§ **Task details**: Retype only what runs from the first line of the listing to the line holding "1.6).attr('height', 4.5).attr('fill', '#111');", both included. Do not retype the pictures.

"""

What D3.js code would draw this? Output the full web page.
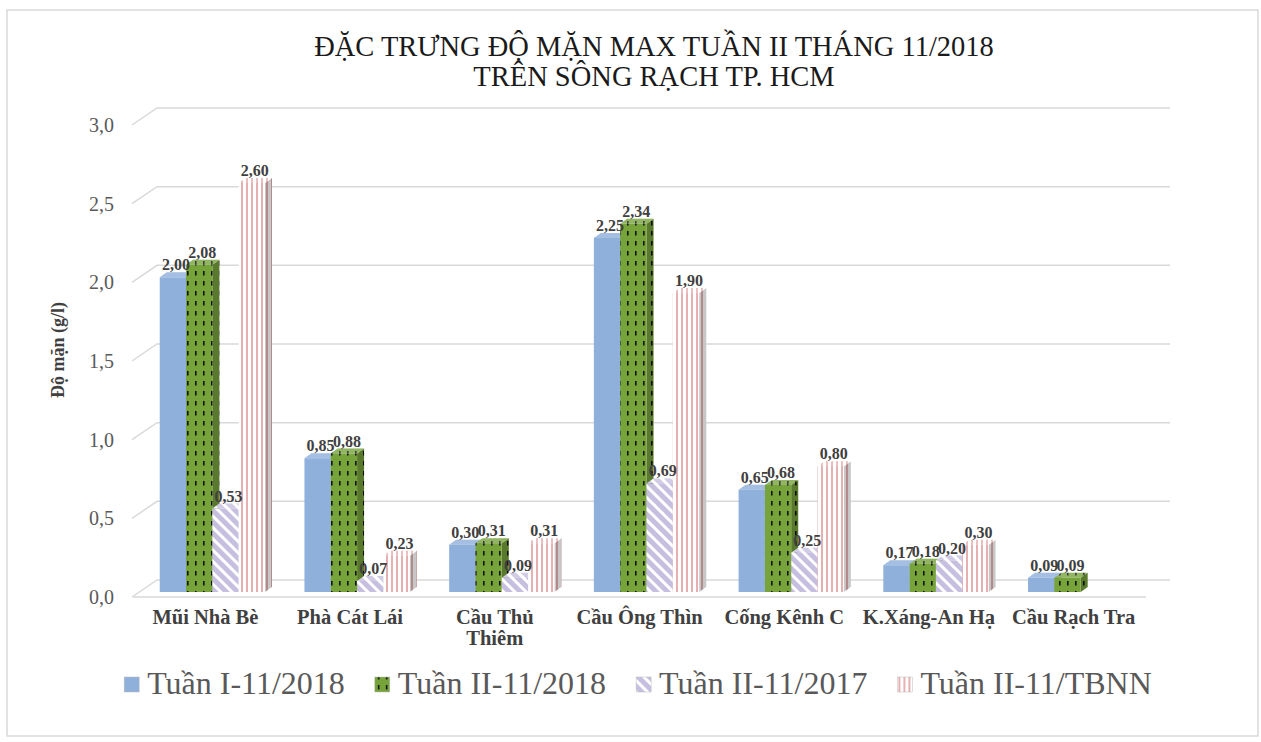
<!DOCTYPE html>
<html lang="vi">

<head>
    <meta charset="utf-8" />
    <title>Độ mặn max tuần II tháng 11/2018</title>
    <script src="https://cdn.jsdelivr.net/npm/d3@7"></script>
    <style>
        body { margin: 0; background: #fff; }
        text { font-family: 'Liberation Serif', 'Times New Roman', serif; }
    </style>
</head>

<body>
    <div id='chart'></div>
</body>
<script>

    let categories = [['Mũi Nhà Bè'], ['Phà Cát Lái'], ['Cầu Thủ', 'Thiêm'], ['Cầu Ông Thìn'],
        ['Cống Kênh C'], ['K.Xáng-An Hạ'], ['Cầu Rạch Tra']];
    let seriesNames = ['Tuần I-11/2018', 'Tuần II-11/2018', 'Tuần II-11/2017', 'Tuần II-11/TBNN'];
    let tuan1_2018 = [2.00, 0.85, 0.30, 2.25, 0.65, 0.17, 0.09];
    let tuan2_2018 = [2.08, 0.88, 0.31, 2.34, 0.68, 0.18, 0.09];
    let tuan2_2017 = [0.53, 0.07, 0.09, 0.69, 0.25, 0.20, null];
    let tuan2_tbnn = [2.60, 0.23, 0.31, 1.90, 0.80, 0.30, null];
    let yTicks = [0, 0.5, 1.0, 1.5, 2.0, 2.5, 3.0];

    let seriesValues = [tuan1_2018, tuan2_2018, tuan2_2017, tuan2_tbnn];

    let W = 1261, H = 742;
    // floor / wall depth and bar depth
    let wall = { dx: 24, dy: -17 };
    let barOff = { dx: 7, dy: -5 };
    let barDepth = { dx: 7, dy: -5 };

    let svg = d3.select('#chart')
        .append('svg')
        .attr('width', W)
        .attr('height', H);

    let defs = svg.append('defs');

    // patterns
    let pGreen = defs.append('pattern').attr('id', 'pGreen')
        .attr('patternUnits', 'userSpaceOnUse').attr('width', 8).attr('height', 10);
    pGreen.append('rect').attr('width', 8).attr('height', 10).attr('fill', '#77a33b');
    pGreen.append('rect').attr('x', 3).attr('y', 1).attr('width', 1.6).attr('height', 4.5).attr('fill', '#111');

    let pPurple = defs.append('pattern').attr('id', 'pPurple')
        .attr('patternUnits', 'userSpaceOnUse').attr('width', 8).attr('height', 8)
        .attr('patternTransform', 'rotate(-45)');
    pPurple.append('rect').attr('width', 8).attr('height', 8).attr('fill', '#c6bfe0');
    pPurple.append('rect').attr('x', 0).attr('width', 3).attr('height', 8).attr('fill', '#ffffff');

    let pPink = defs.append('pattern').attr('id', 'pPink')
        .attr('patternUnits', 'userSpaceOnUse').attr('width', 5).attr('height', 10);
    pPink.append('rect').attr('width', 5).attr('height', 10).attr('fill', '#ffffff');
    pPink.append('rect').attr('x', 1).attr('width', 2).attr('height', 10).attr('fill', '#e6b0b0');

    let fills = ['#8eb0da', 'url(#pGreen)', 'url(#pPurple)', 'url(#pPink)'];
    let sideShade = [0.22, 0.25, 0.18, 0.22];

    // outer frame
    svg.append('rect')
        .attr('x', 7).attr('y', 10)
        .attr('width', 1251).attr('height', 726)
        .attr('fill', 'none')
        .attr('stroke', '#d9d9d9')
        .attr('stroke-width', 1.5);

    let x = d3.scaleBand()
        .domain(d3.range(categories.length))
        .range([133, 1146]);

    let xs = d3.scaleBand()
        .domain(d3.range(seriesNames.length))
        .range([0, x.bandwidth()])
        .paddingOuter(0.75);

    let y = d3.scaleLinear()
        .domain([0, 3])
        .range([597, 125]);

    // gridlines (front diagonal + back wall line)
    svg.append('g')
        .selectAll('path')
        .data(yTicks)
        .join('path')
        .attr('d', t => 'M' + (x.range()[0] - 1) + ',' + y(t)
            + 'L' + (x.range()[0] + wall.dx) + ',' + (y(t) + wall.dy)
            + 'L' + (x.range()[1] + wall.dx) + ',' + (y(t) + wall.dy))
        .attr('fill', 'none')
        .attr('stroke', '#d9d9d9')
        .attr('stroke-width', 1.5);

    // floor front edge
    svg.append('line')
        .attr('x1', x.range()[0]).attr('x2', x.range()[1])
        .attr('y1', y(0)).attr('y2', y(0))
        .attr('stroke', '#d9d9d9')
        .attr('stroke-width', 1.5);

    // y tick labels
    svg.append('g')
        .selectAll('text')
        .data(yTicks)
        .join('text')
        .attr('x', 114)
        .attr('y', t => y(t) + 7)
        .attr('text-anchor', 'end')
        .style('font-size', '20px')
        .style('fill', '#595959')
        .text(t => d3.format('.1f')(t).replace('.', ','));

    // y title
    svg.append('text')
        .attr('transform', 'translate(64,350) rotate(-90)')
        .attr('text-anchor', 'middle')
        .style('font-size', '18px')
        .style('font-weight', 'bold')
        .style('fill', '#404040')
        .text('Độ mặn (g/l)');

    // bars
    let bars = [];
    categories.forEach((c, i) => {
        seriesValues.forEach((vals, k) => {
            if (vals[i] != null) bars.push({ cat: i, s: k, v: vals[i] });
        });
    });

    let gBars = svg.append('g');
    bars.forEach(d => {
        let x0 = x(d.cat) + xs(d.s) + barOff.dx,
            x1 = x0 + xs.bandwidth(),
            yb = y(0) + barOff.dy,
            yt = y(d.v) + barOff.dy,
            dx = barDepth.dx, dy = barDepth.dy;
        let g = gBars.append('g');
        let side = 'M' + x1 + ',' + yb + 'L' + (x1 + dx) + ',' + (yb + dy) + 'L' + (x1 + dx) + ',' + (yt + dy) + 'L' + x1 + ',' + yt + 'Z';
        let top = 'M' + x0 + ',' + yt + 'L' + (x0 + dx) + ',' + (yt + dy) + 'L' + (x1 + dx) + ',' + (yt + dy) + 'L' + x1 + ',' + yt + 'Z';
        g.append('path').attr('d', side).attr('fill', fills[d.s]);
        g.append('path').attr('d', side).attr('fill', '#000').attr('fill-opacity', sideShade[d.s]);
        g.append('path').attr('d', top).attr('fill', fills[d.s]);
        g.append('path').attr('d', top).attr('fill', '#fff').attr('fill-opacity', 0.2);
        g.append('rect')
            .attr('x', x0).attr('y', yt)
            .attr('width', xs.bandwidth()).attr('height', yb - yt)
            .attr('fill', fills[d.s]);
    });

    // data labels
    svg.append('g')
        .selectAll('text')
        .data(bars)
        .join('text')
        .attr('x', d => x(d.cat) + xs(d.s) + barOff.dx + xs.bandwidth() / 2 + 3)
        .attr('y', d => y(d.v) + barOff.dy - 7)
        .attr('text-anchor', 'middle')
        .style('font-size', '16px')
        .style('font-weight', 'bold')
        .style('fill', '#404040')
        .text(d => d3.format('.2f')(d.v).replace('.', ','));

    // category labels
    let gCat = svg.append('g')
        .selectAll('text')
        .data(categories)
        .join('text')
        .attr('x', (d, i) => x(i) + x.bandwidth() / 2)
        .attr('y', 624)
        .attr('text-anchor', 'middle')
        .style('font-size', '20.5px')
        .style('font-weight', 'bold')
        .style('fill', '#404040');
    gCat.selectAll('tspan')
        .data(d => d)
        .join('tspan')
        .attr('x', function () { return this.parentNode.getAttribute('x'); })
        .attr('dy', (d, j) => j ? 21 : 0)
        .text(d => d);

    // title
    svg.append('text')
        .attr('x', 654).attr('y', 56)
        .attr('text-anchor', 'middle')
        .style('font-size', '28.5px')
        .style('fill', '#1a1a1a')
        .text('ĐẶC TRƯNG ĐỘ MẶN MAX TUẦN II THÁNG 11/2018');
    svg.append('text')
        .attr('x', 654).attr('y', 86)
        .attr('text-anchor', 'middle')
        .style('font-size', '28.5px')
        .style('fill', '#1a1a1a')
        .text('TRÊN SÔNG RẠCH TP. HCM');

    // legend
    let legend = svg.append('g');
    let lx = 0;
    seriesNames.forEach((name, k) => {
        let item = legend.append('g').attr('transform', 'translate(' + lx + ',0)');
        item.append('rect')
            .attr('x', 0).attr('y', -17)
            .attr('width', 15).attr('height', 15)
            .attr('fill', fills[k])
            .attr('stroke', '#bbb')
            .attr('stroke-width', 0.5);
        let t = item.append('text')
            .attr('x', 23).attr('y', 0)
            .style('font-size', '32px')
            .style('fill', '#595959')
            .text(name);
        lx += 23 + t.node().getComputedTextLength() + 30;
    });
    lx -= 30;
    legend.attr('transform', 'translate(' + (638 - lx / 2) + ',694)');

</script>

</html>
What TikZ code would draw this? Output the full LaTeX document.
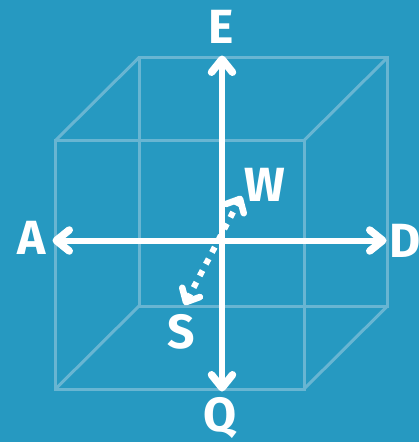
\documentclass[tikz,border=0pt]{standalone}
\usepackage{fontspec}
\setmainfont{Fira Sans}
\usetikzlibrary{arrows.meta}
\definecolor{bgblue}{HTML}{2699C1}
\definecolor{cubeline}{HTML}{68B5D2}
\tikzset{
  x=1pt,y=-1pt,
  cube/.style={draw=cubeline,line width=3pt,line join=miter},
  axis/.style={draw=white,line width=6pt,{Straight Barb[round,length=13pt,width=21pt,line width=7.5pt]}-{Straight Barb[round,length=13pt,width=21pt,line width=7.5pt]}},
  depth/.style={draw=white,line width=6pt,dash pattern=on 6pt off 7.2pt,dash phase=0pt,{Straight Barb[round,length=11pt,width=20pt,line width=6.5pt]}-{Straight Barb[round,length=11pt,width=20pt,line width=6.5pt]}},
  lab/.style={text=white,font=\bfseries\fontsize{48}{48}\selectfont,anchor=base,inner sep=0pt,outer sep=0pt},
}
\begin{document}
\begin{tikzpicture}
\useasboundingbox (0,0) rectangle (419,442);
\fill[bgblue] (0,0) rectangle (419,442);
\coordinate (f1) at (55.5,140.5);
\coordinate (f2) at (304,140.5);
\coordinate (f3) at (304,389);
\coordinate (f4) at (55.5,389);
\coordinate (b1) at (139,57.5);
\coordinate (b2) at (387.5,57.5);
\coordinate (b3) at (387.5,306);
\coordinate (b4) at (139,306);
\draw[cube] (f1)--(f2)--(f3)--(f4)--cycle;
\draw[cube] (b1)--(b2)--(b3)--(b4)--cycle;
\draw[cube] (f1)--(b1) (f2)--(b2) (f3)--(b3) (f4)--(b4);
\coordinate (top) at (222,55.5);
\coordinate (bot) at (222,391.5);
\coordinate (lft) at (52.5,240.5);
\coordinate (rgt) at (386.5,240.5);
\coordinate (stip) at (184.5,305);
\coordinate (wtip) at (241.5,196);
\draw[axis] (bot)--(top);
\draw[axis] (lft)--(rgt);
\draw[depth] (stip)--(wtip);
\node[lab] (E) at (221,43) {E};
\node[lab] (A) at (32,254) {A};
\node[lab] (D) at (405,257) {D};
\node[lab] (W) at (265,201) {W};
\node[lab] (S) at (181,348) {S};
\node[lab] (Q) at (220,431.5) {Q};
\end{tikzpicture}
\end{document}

"""

§ **Full response**:
What D3.js code would draw this? Output the full web page.
<!DOCTYPE html>
<html lang="vi">

<head>
    <meta charset="utf-8" />
    <title>Độ mặn max tuần II tháng 11/2018</title>
    <script src="https://cdn.jsdelivr.net/npm/d3@7"></script>
    <style>
        body { margin: 0; background: #fff; }
        text { font-family: 'Liberation Serif', 'Times New Roman', serif; }
    </style>
</head>

<body>
    <div id='chart'></div>
</body>
<script>

    let categories = [['Mũi Nhà Bè'], ['Phà Cát Lái'], ['Cầu Thủ', 'Thiêm'], ['Cầu Ông Thìn'],
        ['Cống Kênh C'], ['K.Xáng-An Hạ'], ['Cầu Rạch Tra']];
    let seriesNames = ['Tuần I-11/2018', 'Tuần II-11/2018', 'Tuần II-11/2017', 'Tuần II-11/TBNN'];
    let tuan1_2018 = [2.00, 0.85, 0.30, 2.25, 0.65, 0.17, 0.09];
    let tuan2_2018 = [2.08, 0.88, 0.31, 2.34, 0.68, 0.18, 0.09];
    let tuan2_2017 = [0.53, 0.07, 0.09, 0.69, 0.25, 0.20, null];
    let tuan2_tbnn = [2.60, 0.23, 0.31, 1.90, 0.80, 0.30, null];
    let yTicks = [0, 0.5, 1.0, 1.5, 2.0, 2.5, 3.0];

    let seriesValues = [tuan1_2018, tuan2_2018, tuan2_2017, tuan2_tbnn];

    let W = 1261, H = 742;
    // floor / wall depth and bar depth
    let wall = { dx: 24, dy: -17 };
    let barOff = { dx: 7, dy: -5 };
    let barDepth = { dx: 7, dy: -5 };

    let svg = d3.select('#chart')
        .append('svg')
        .attr('width', W)
        .attr('height', H);

    let defs = svg.append('defs');

    // patterns
    let pGreen = defs.append('pattern').attr('id', 'pGreen')
        .attr('patternUnits', 'userSpaceOnUse').attr('width', 8).attr('height', 10);
    pGreen.append('rect').attr('width', 8).attr('height', 10).attr('fill', '#77a33b');
    pGreen.append('rect').attr('x', 3).attr('y', 1).attr('width', 1.6).attr('height', 4.5).attr('fill', '#111');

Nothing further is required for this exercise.